GSA Annual Meeting in Phoenix, Arizona, USA - 2019

Paper No. 63-9
Presentation Time: 4:00 PM

POSSIBLE CONTRIBUTION TO SOUTHERN BLUE RIDGE RELIEF FROM QUATERNARY FAULTING IN THE EASTERN TENNESSEE SEISMIC ZONE


COX, Randel Tom, Earth Sciences, University of Memphis, Johnson Hall, Memphis, TN 38152, HATCHER Jr., Robert D., Earth and Planetary Sciences, University of Tennessee, Knoxville, TN 37996, FORMAN, Steven L., Institute of Archaeology, Baylor University, Waco, TX 76798 and COUNTS, Ronald C., Mississippi Mineral Resources Institute/Dept. of Geology and Geological Engineering, University of Mississippi, Brevard Hall, Oxford, MS 38677

In the Appalachians Mountains, the great majority of summits above 1800 m are found in the southern Blue Ridge of Tennessee and North Carolina. A growing body of evidence that supports late Cenozoic rejuvenation of the southern Appalachian region includes crustal cooling rates, abnormal crustal thicknesses, increased sediment delivery to depocenters, and high elevation relict fluvial and lacustrine sediments. This and evidence from a fossil vertebrate site in NE TN suggest recent uplift began in late Miocene/early Pliocene. Consistent with recent uplift, our field investigations reveal Quaternary faults 5 to 20 km W of the western Blue Ridge escarpment and aligned in a 060o corridor within the eastern Tennessee seismic zone (ETSZ). This 80 km-long corridor—the Dandridge-Vonore fault zone (DVFZ)—contains a series of northeast-striking faults having 1-2 m up-on-the-southeast displacements exposed on the French Broad River (Dandridge site), the Little River (Alcoa site), and the Little Tennessee River (Vonore site). The DVFZ partially overlaps a trend of seismicity that extends at least 30 km farther SW, indicating a total length of >110 km.

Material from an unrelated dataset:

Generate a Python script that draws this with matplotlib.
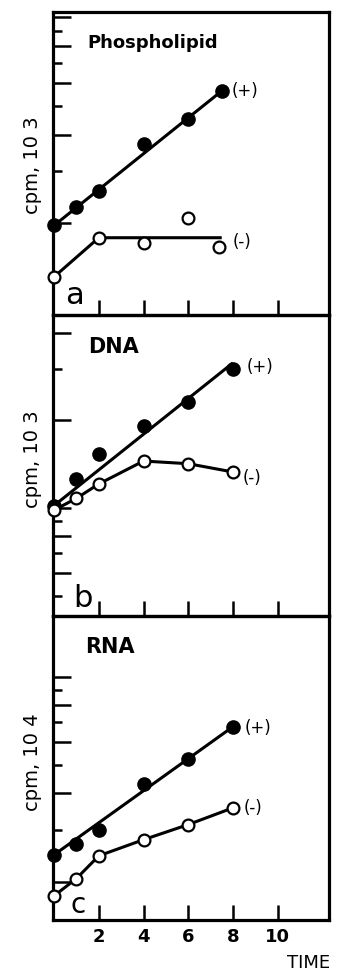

The DVFZ and highest ETSZ earthquake density are both within the zone where recently published modeling predicts a maximum unclamping of faults would occur due to erosional unloading of the mountains. Thus, the DVFZ may be a principal structure accommodating recent isostatic uplift of the southern Appalachian Blue Ridge. Convexity in Little Tennessee River terraces at Vonore, TN, shows increasing amplitude with increasing terrace age, suggesting an average uplift rate across the DVFZ (SE side up) of 0.05 mm/yr (50 m/m.y). This rate is greater than the 6 to 20 m/m.y. erosion rate estimated from in situ cosmogenic 10Be data for summits in the Appalachians, suggesting slip rate on the DVFZ is adequate to give rise to the elevation of the Blue Ridge summits over the long term.